The 2019 U-Haul state migration index is out, and the top states Americans are moving to are no surprise—Florida, Texas, North Carolina, South Carolina and Washington. These are states with light state and local tax burdens. Conversely, four of the top five states people are fleeing—Illinois, California, Michigan, Massachusetts and Pennsylvania—feature high taxes (though Michigan’s tax burden falls close to the national average).
In 2018, Texas was No. 1 and Florida was No. 2.
U-Haul publishes its index annually by calculating the flow of one-way truck traffic between its 22,000-plus locations (excluding Hawaii, for practical reasons) as people move to greener pastures.
For U-Haul, the implications of people heading more in one direction than another means that most of its fleet would end up in Florida and Texas in a few years. To avoid spending employee time and money to drive empty trucks back to states losing residents to out-migration, U-Haul discounts trucks heading to states losing residents. Thus, renting a tiny 10-foot truck, suitable for a person renting an apartment, from Fresno, California to Austin, Texas would set the mover back $1,957, while heading from Texas to California would only cost $626—one-third as much.
Of course U-Haul only captures a portion of the moving population—those willing to do-it-yourself—but its annual data usually lines up nicely with federal surveys and other reports. For instance, U-Haul’s top five in 2019 are projected by the U.S. Census Bureau to be in line to gain six U.S. House seats as the result of the 2020 census and the congressional apportionment that will follow. U-Haul’s bottom five states are estimated to be on track to lose four U.S. House seats.
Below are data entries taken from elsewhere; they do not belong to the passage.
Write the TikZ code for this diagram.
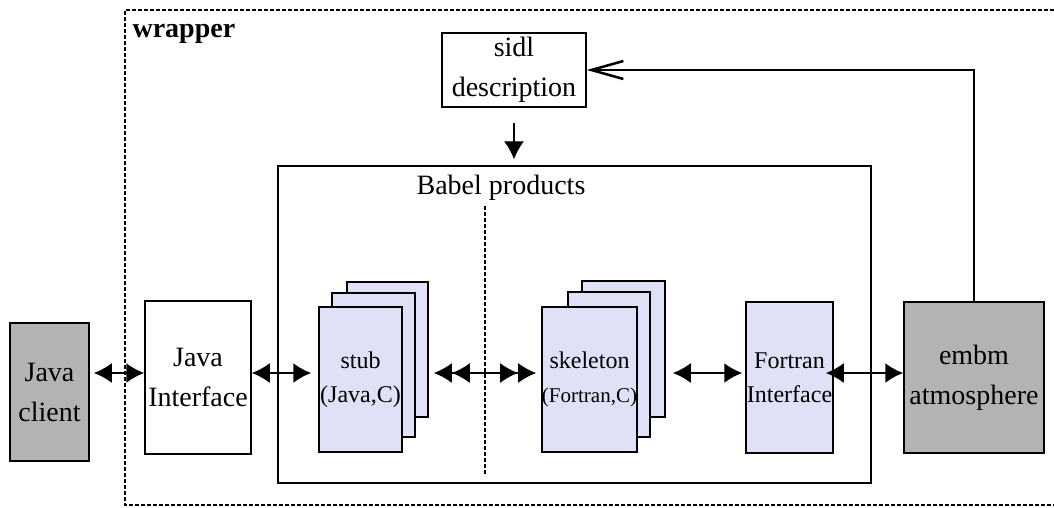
\documentclass[tikz,border=0pt]{standalone}
\usepackage{fontspec}
\setmainfont{Liberation Serif}
\usetikzlibrary{arrows.meta}
\definecolor{boxgray}{RGB}{179,179,179}
\definecolor{lavender}{RGB}{224,224,246}

\begin{document}
\begin{tikzpicture}[x=1pt,y=-1pt,>={Latex[length=18pt,width=20pt]},
	plain node/.style={draw,line width=1.5pt,inner sep=0pt,align=center,font=\fontsize{28}{40}\selectfont},
	grey node/.style={plain node,fill=boxgray},
	sheet node/.style={plain node,fill=lavender,font=\fontsize{24}{34}\selectfont},
	link/.style={<->,line width=2pt},
	fence/.style={dash pattern=on 4pt off 2pt,line width=1.2pt}]

	\useasboundingbox (0,0) rectangle (1054,507);

	% wrapper frame, open to the right
	\draw[fence] (1054,10) -- (125,10) -- (125,505) -- (1054,505);
	\node[font=\fontsize{28}{34}\selectfont\bfseries,anchor=base west] (wrap) at (129,37) {wrapper};

	% babel products
	\node[draw,line width=1.5pt,minimum width=593pt,minimum height=317pt] (babel) at (574.5,324.5) {};
	\node[font=\fontsize{28}{34}\selectfont] (babeltxt) at (501,188) {Babel products};
	\draw[fence] (485,206) -- (485,475);

	\node[plain node,minimum width=144pt,minimum height=74pt] (sidl) at (514,70) {sidl\\description};

	\node[grey node,minimum width=79pt,minimum height=138pt] (jc) at (49.5,392) {Java\\client};
	\node[plain node,minimum width=106pt,minimum height=153pt] (ji) at (198,377.5) {Java\\Interface};

	% stub pages
	\node[sheet node,minimum width=81pt,minimum height=135pt] (stubC) at (387.5,349.5) {};
	\node[sheet node,minimum width=83pt,minimum height=144pt] (stubB) at (373.5,365) {};
	\node[sheet node,minimum width=83pt,minimum height=145pt] (stub) at (360.5,379.5) {stub\\(Java,C)};

	% skeleton pages
	\node[sheet node,minimum width=83pt,minimum height=136pt] (skelC) at (623.5,349) {};
	\node[sheet node,minimum width=82pt,minimum height=145pt] (skelB) at (609,364.5) {};
	\node[sheet node,minimum width=95pt,minimum height=145pt] (skel) at (589.5,379.5) {skeleton\\{\fontsize{21}{30}\selectfont(Fortran,C)}};

	\node[sheet node,minimum width=87pt,minimum height=151pt] (fort) at (789.5,377.5) {Fortran\\Interface};
	\node[grey node,minimum width=140pt,minimum height=151pt] (embm) at (974,377.5) {embm\\atmosphere};

	\coordinate (lvl) at (0,373);

	\draw[link,shorten <=4pt] (jc.east |- lvl) -- (ji.west |- lvl);
	\draw[link,shorten >=7pt] (ji.east |- lvl) -- (stub.west |- lvl);
	\draw[<<->>,line width=2pt,shorten <=5pt,shorten >=5pt] (stubC.east |- lvl) -- (skel.west |- lvl);
	\draw[link,shorten <=7pt,shorten >=3pt] (skelC.east |- lvl) -- (fort.west |- lvl);
	\draw[link,shorten <=-8pt] (fort.east |- lvl) -- (embm.west |- lvl);

	\draw[->,line width=1.3pt,shorten <=15pt,shorten >=6pt] (sidl.south) -- (sidl.south |- babel.north);
	\draw[-{Straight Barb[length=32pt,width=18pt,line width=2.5pt]},line width=1.5pt] (embm.north) |- (sidl.east);

\end{tikzpicture}
\end{document}
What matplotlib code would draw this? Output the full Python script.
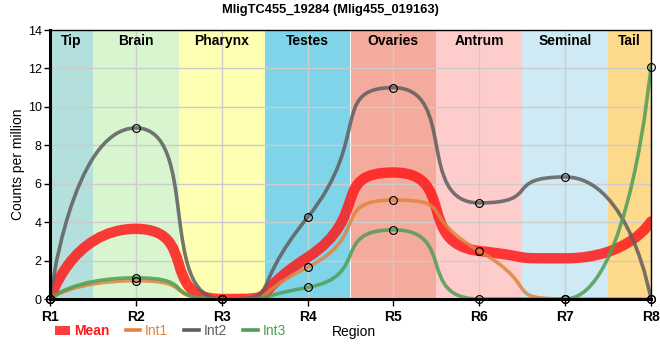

Moving isn’t usually a vacation—a lot of work can go into it and it can be expensive. And, while high taxes may not be the proximate cause of many people’s decision to move, moving for a good career opportunity often is. People follow jobs. And job creators, small businesses and large corporations, do pay close attention to the bottom line, and often their investment decisions are influenced by their expected tax burden.
The concern for the state and local tax load was heightened, especially for sole proprietorships, after passage of the Tax Cut and Jobs Act of 2017. The big tax cut and tax code reform bill signed into law by President Trump in December of that year limited the deduction for state and local taxes (SALT) to $10,000 per household. Since then, job growth in the 27 states with average SALT deductions of less than $10,000 in 2016 for taxpayers who itemized has been running at almost twice the rate as in the high tax states with average SALT deductions in excess of $10,000.
In fact, of U-Haul’s top 10 performing states, Florida, Texas, North Carolina, South Carolina, Washington, Alabama, Ohio, Utah, Indiana, and Vermont, only two, Ohio and Vermont featured average SALT deductions greater than $10,000 in 2016. And in both cases, they likely benefited from migration from higher taxed neighboring states, Pennsylvania, in Ohio’s case, and New York, in Vermont’s case.
Of U-Haul’s 10 biggest losing states in 2019, Illinois, California, Michigan, Massachusetts, Pennsylvania, Maryland, New Jersey, New York, Colorado, and Wisconsin, only in Colorado did the average taxpayer who itemized deductions claim less than $10,000 in state and local taxes.
The pattern is fairly clear to see: low taxes attract jobs and people.